Travis Williams

No. 23, 25
- Position: Running back

Personal information
- Born: January 14, 1946 El Dorado, Arkansas, U.S.
- Died: February 17, 1991 (aged 45) Martinez, California, U.S.
- Listed height: 6 ft 1 in (1.85 m)
- Listed weight: 210 lb (95 kg)

Career information
- High school: Harry Ells (Richmond, California)
- College: Arizona State
- NFL draft: 1967: 4th round, 93rd overall pick

Career history
- Green Bay Packers (1967–1970); Los Angeles Rams (1971–1972);

Awards and highlights
- Super Bowl champion (II); NFL champion (1967); Green Bay Packers Hall of Fame; NFL records Single season kick return average 41.1; Kick return touchdowns in a single season (4);

Career NFL statistics
- Rushing yards: 1,166
- Rushing average: 4
- Receptions: 52
- Receiving yards: 598
- Return yards: 3,014
- Total touchdowns: 18
- Stats at Pro Football Reference

= Travis Williams (running back) =

American football player (1946–1991)

Travis Williams (January 14, 1946 – February 17, 1991) was an American professional football player for the Green Bay Packers. Williams attended Harry Ells High School, Contra Costa College and Arizona State University, before being selected in the fourth round of the 1967 NFL/AFL draft at the insistence of Packers' coach Vince Lombardi. He returned four kickoffs for touchdowns in his rookie season in 1967, setting an NFL record. Among the returns were two in one quarter against the Cleveland Browns to set another league record. He also set the record for single-season kickoff return average with 41.06 yards, returning 18 kickoffs for 739 yards, helping the Packers win their second consecutive Super Bowl championship (Super Bowl II).
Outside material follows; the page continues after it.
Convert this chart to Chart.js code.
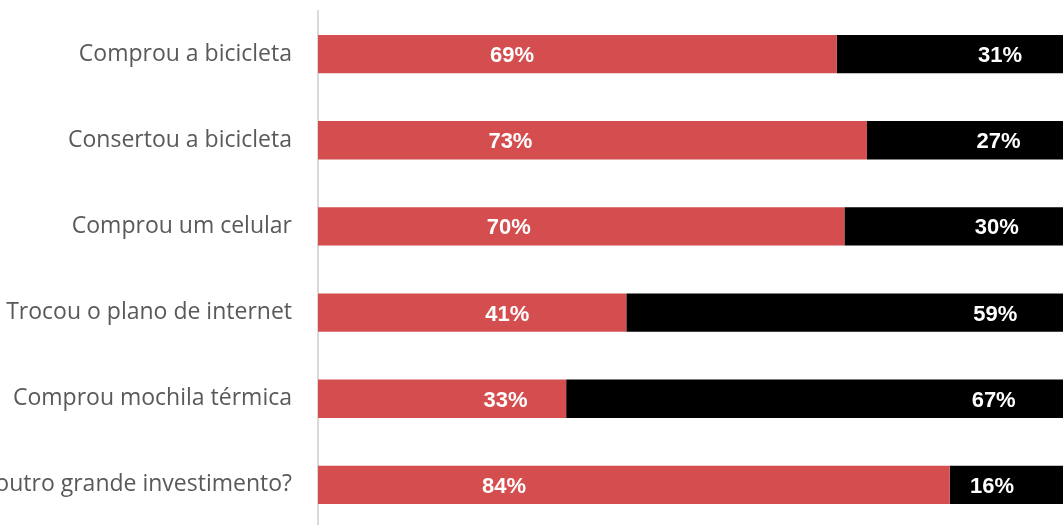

Williams played four seasons with the Packers and two with the Los Angeles Rams, before a knee injury ended his career prematurely in the 1972 season. He was traded to the Rams along with the Packers' 4th round draft pick in 1971 in exchange for the Rams' 2nd round pick in 1971 (used to select Virgil Robinson) and a 1972 draft pick. Williams finished his career with 4,778 all-purpose yards and 18 touchdowns, 7 of which came on special teams returns. He averaged 16.4 yards per punt return and 27.5 yards per kick return. In his final season, he led the league in yards per kick return, averaging 29.7.
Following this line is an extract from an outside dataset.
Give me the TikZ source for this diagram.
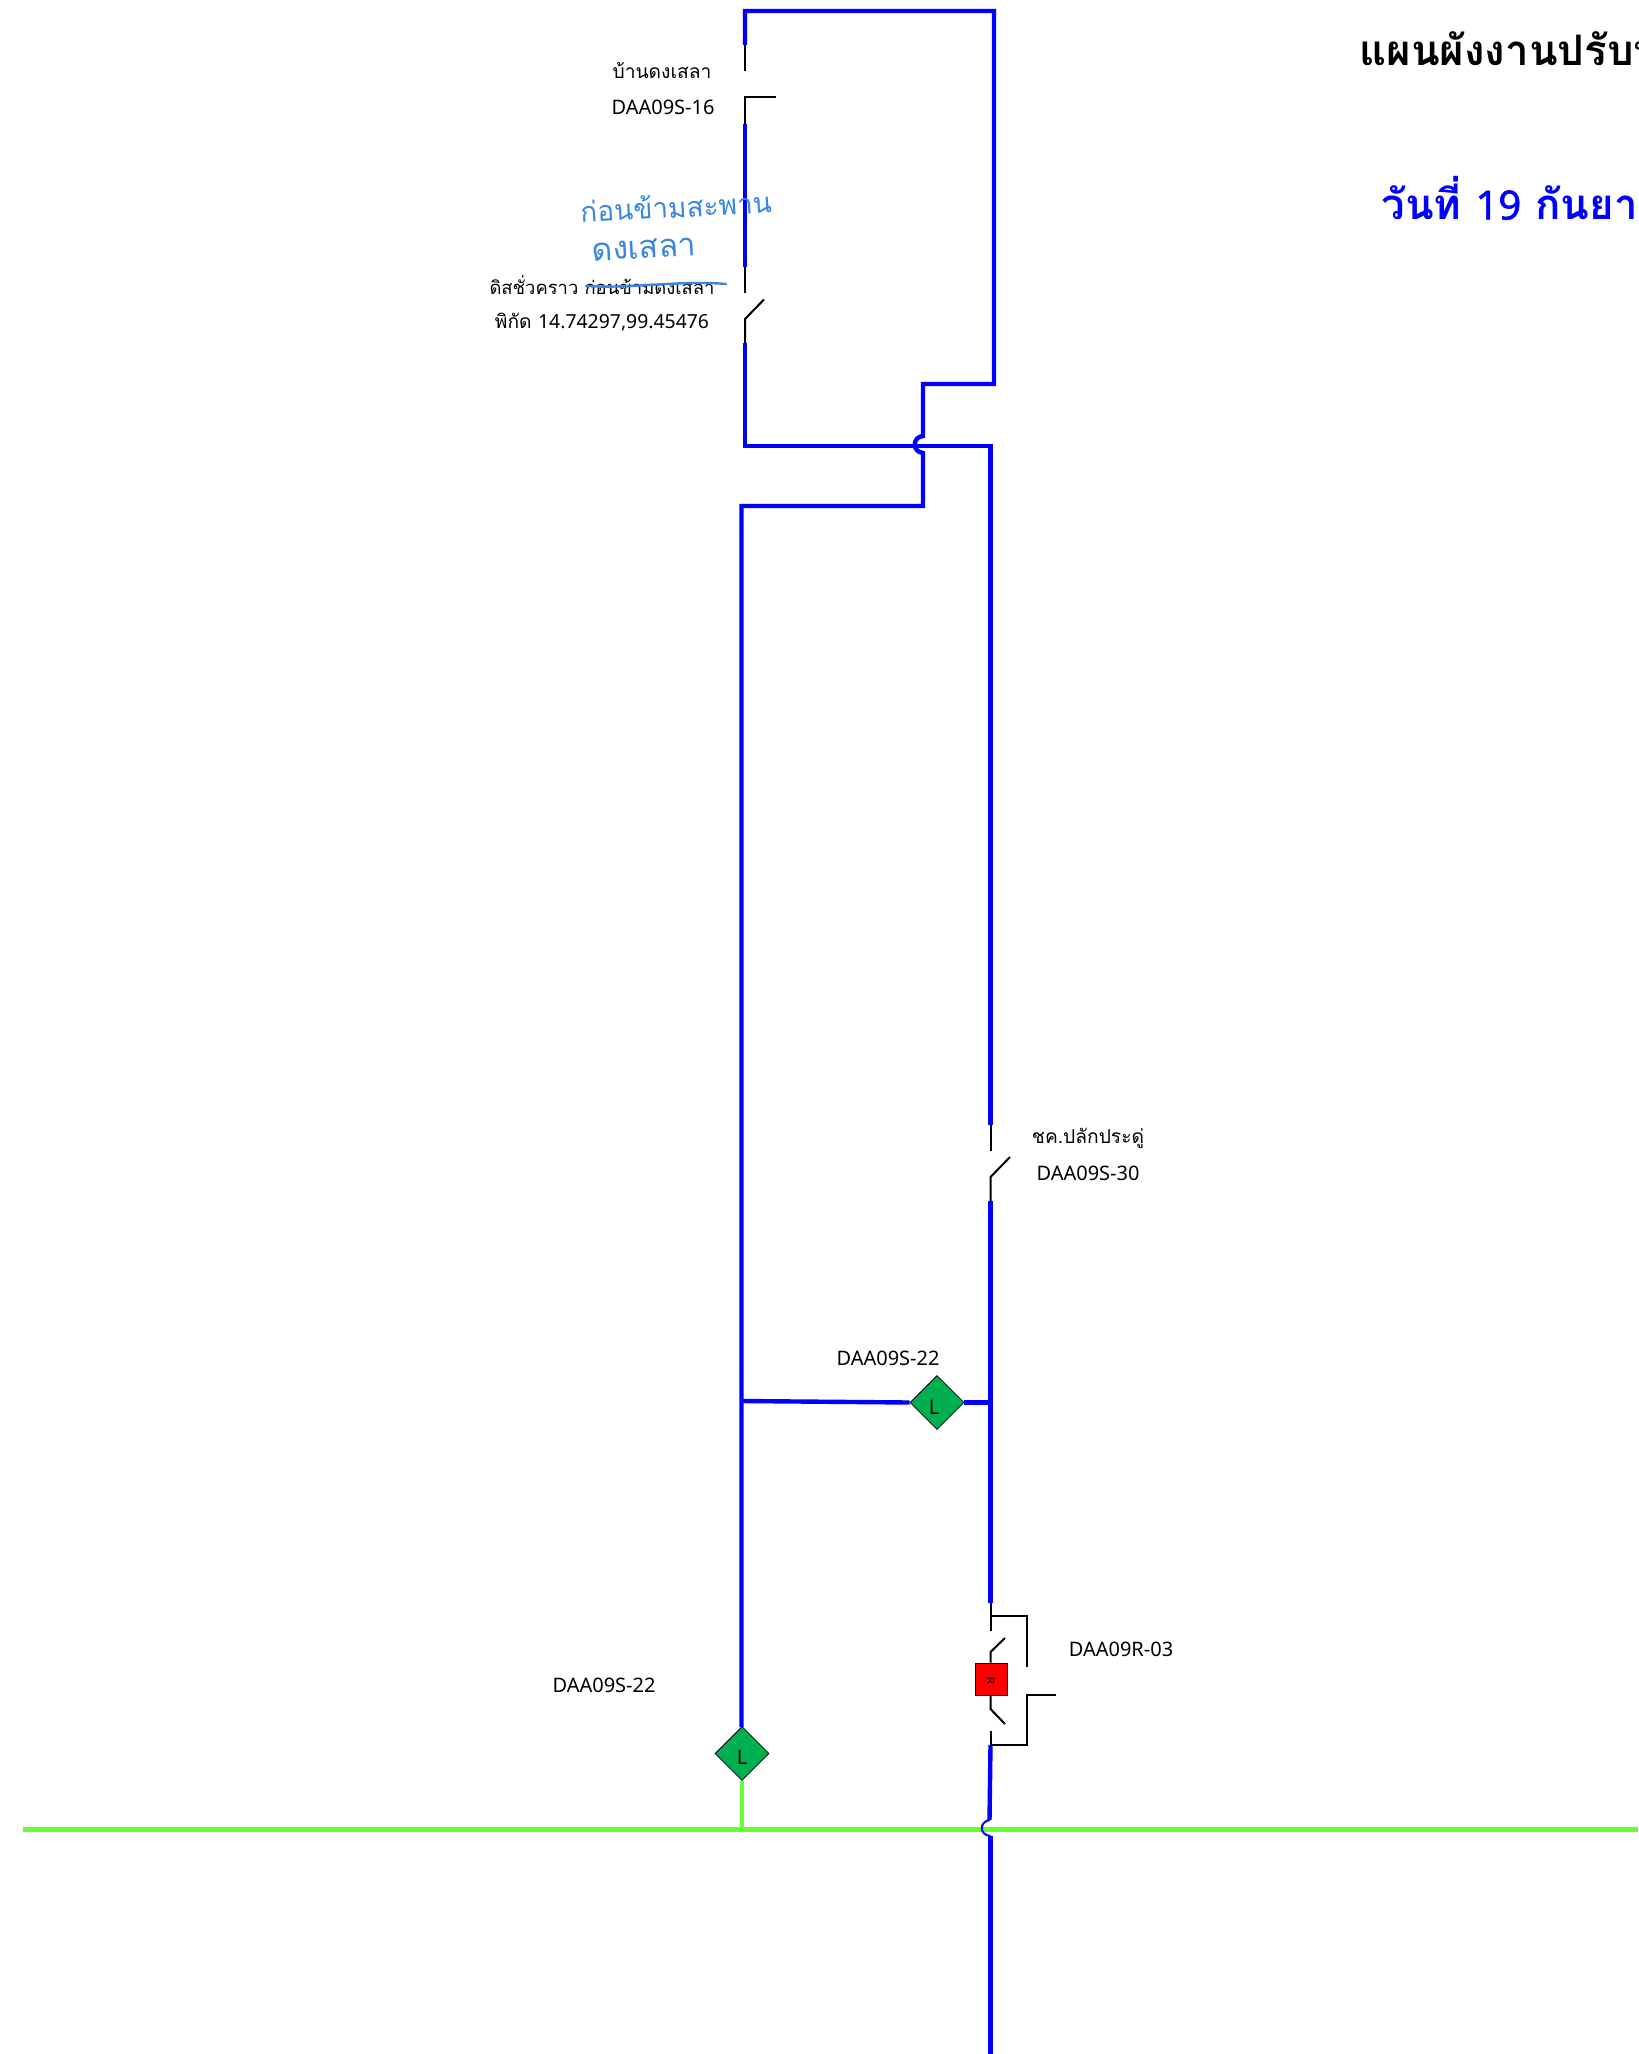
\documentclass[tikz,border=0pt]{standalone}
\usepackage{fontspec}
\usetikzlibrary{shapes.geometric}
\newfontfamily\thaifont[Script=Thai]{Loma}
\newfontfamily\latinfont{Noto Sans}
\newfontfamily\latinheavy[FakeBold=1.5]{Noto Sans}
\definecolor{wireblue}{RGB}{0,0,255}
\definecolor{wiregreen}{RGB}{102,255,51}
\definecolor{lampgreen}{RGB}{0,176,80}
\definecolor{inkblue}{RGB}{58,134,224}
\tikzset{
  bluewire/.style={draw=wireblue,line width=2.2pt,line join=miter},
  greenwire/.style={draw=wiregreen,line width=2.2pt},
  blackwire/.style={draw=black,line width=1pt},
  lamp/.style={diamond,draw=black,line width=0.4pt,fill=lampgreen,minimum width=27pt,minimum height=27pt,inner sep=0pt,aspect=1},
  recloser/.style={rectangle,draw=black,line width=0.4pt,fill=red,minimum width=16pt,minimum height=16pt,inner sep=0pt},
  lbl/.style={font=\latinfont\fontsize{10}{12}\selectfont,inner sep=0pt,text=black},
  lblth/.style={font=\thaifont\fontsize{9.6}{12}\selectfont,inner sep=0pt,text=black},
  hand/.style={font=\thaifont\fontsize{14}{16}\selectfont,inner sep=0pt,text=inkblue},
  titletext/.style={font=\thaifont\bfseries\fontsize{21}{24}\selectfont,inner sep=0pt,anchor=west}
}
\begin{document}
\begin{tikzpicture}[x=0.5pt,y=-0.5pt]
\useasboundingbox (0,0) rectangle (1638,2054);
\clip (0,0) rectangle (1638,2054);
% nodes
\node[lamp] (lampA) at (937,1402.5) {};
\node[lamp] (lampB) at (742,1753.5) {};
\node[recloser] (rc) at (991,1679) {};
\node[font=\thaifont\fontsize{5}{5}\selectfont,inner sep=0pt,rotate=-90] (rcT) at (991,1681) {R};
\node[font=\latinfont\fontsize{10}{12}\selectfont,inner sep=0pt] (lampAT) at (934,1407) {L};
\node[font=\latinfont\fontsize{10}{12}\selectfont,inner sep=0pt] (lampBT) at (742,1757) {L};
% coordinates: upper loop
\coordinate (a0) at (745,45);
\coordinate (a1) at (745,11);
\coordinate (a2) at (994,11);
\coordinate (a3) at (994,384);
\coordinate (a4) at (923,384);
\coordinate (a5) at (923,436);
\coordinate (a6) at (923,453);
\coordinate (a7) at (923,506);
\coordinate (a8) at (741.5,506);
\coordinate (a9) at (741.5,1727);
\coordinate (b0) at (745,124);
\coordinate (b1) at (745,267);
\coordinate (b2) at (745,343);
\coordinate (b3) at (745,446);
\coordinate (b4) at (990.5,446);
\coordinate (b5) at (990.5,1125);
\coordinate (c0) at (990.5,1201);
\coordinate (c1) at (990.5,1603);
\coordinate (c2) at (990.5,1745);
\coordinate (c3) at (989.5,1820);
\coordinate (c4) at (990.5,1836);
\coordinate (c5) at (990.5,2054);
\coordinate (d0) at (741.5,1401);
\coordinate (d1) at (990.5,1402.5);
% black switch points
\coordinate (s1) at (745,71);
\coordinate (s2) at (776,97.5);
\coordinate (s3) at (745,97.5);
\coordinate (s4) at (745,293);
\coordinate (s5) at (764,299.5);
\coordinate (s6) at (745,319);
\coordinate (s7) at (990.5,1151);
\coordinate (s8) at (1010,1157);
\coordinate (s9) at (990.5,1177);
\coordinate (r0) at (990.5,1631);
\coordinate (r1) at (990.5,1616);
\coordinate (r2) at (1026.5,1616);
\coordinate (r3) at (1026.5,1667);
\coordinate (r4) at (1005,1638);
\coordinate (r5) at (990.5,1652);
\coordinate (r6) at (990.5,1709);
\coordinate (r7) at (1005,1724);
\coordinate (r8) at (990.5,1731);
\coordinate (r9) at (1056,1695);
\coordinate (r10) at (1026.5,1695);
\coordinate (r11) at (1026.5,1745);
% green
\coordinate (g0) at (23,1829.5);
\coordinate (g1) at (1638,1829.5);
\coordinate (g2) at (742,1829.5);
% blue wires
\draw[bluewire] (a0) -- (a1) -- (a2) -- (a3) -- (a4) -- (a5)
  .. controls (912,437) and (912,452) .. (a6) -- (a7) -- (a8) -- (a9);
\draw[bluewire] (b0) -- (b1);
\draw[bluewire] (b2) -- (b3) -- (b4) -- (b5);
\draw[bluewire] (c0) -- (c1);
\draw[greenwire] (g0) -- (g1);
\draw[greenwire] (lampB.south) -- (g2);
\draw[bluewire] (c2) -- (c3);
\draw[draw=wireblue,line width=1pt] (c3) .. controls (979,1822) and (979,1835) .. (c4);
\draw[bluewire] (c4) -- (c5);
\draw[bluewire] (d0) -- (lampA.west);
\draw[bluewire] (lampA.east) -- (d1);
% black switch parts
\draw[blackwire] (a0) -- (s1);
\draw[blackwire] (s2) -- (s3) -- (b0);
\draw[blackwire] (b1) -- (s4);
\draw[blackwire] (s5) -- (s6) -- (b2);
\draw[blackwire] (b5) -- (s7);
\draw[blackwire] (s8) -- (s9) -- (c0);
\draw[blackwire] (c1) -- (r0);
\draw[blackwire] (r1) -- (r2) -- (r3);
\draw[blackwire] (r4) -- (r5) -- (rc.north -| r5);
\draw[blackwire] (rc.south -| r6) -- (r6) -- (r7);
\draw[blackwire] (r8) -- (c2);
\draw[blackwire] (r9) -- (r10) -- (r11) -- (c2);
% labels
\node[lblth] (t1) at (662,71) {บ้านดงเสลา};
\node[lbl] (t2) at (663,107) {DAA09S-16};
\node[lblth,font=\thaifont\fontsize{9.2}{12}\selectfont] (t3) at (602,285) {ดิสชั่วคราว ก่อนข้ามดงเสลา};
\node[lblth] (t4) at (602,322) {พิกัด {\latinfont\fontsize{9.7}{12}\selectfont 14.74297,99.45476}};
\node[lblth] (t5) at (1088,1138) {ชค.ปลักประดู่};
\node[lbl] (t6) at (1088,1173) {DAA09S-30};
\node[lbl] (t7) at (888,1358) {DAA09S-22};
\node[lbl] (t8) at (1121,1649) {DAA09R-03};
\node[lbl] (t9) at (604,1685) {DAA09S-22};
\node[titletext] (title) at (1359,49) {แผนผังงานปรับป};
\node[titletext,text=wireblue] (date) at (1381,198) {วันที่ {\latinheavy\fontsize{20}{24}\selectfont 19} กันยา};
% handwritten note
\node[hand,rotate=3] (h1) at (676,206) {ก่อนข้ามสะพาน};
\node[hand,rotate=3,font=\thaifont\fontsize{16}{18}\selectfont] (h2) at (644,249) {ดงเสลา};
\coordinate (st0) at (586,286);
\coordinate (st1) at (726,284);
\draw[draw=inkblue,line width=1.2pt,line cap=round] (st0) .. controls (630,289) and (680,280) .. (st1);
\end{tikzpicture}
\end{document}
After his playing career was over, Williams worked a series of odd jobs, collecting junk, driving trucks, working as a bouncer and as a security guard. Later in life, he suffered from alcoholism, particularly after his wife died of a drug overdose in 1985. He was often homeless, sometimes sleeping out of his car. In 1988, he was arrested at a demonstration in front of the office of senator Alan Cranston, protesting cuts to public housing projects.

Williams died of heart failure on February 17, 1991, in Martinez, CA near his hometown of Richmond at the age of 45.